Which of the following will have the highest boiling point at \[1\] atm pressure?
(A) ${{0}}{{.1 M NaCl}}$
(B) ${{0}}{{.1 M Sucrose}}$
(C) ${{0}}{{.1 M BaC}}{{{l}}_{{2}}}$
(D) ${{0}}{{.1 M Glucose}}$

Answer 1

Hint: Boiling point is the temperature at which the vapor pressure of the liquid becomes $1$ atm. When molarity is given and we have to find the boiling point then we calculate the elevation in boiling point by which the boiling point will increase.
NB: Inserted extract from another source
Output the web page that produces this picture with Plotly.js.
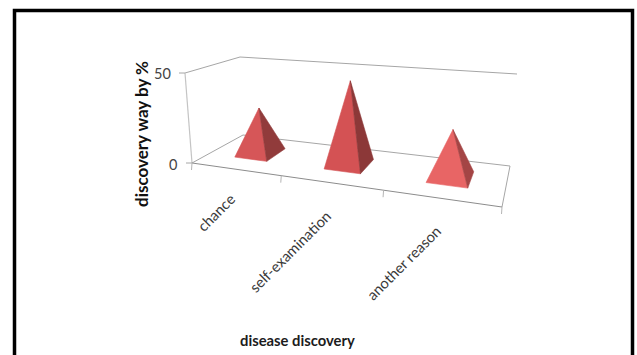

Complete step by step answer:
We know that when solute is mixed in a solution the boiling point of the solution increases due to increased vapor pressure. The expression to find out elevation in boiling point is
${{\Delta }}{{{T}}_{{b}}}{{ = }}{{{K}}_{{b}}}{{ \times m \times i}}$
${{\Delta }}{{{T}}_{{b}}}{{ = }}$ molal elevation constant
${{m = }}$ molality
${{i = }}$ van’t hoff factor
Now the actual increase in boiling point in solution will be the boiling point of the true solvent plus the elevation in boiling point due to added solute.
${{\Delta }}{{{T}}_{{b}}}_{{{(solution)}}}{{ = }}{{{T}}_{{b}}}^{{o}}{{ + \Delta }}{{{T}}_{{b}}}$
Now by seeing both the equations we see that the larger the value of ${{molality \times van't hoff}}$ increases the more the elevation in boiling point also increases.
When the elevation of the boiling point increases then it will have high boiling point. All the \[4\] options above have equal molality so now we will check the van’t hoff factor. Van’t hoff is the number of ions a compound dissociates.
${{NaCl }} \to {{ N}}{{{a}}^{{ + }}}{{ + C}}{{{l}}^{{ - }}}{{ i = 2}}$
${{BaC}}{{{l}}_{{2}}}{{ }} \to {{ B}}{{{a}}^{{{2 + }}}}{{ + 2C}}{{{l}}^{{ - }}}{{ i = 3}}$
${\text{Sucrose/Glucose }} \to {\text{ no dissociation i = 1}}$
So here we can see that the highest value of van’t hoff factor is of ${{BaC}}{{{l}}_{{2}}}$ so it will have highest value of elevation constant and in continuation will have the highest boiling point among all.

So, the correct answer is Option C.

Note: When we mix a non-volatile solute in a solution due to decreased surface area the vapour pressure of the solution increases as the result of that many colligative properties change e.g. depression in freezing point, elevation in boiling point etc
Here molarity is considered as molality as all have equal number of moles in equal number of solutions so if we take molarity or molality it will come out to be the same. So we mainly focus on the variable van’t hoff factor of the compounds.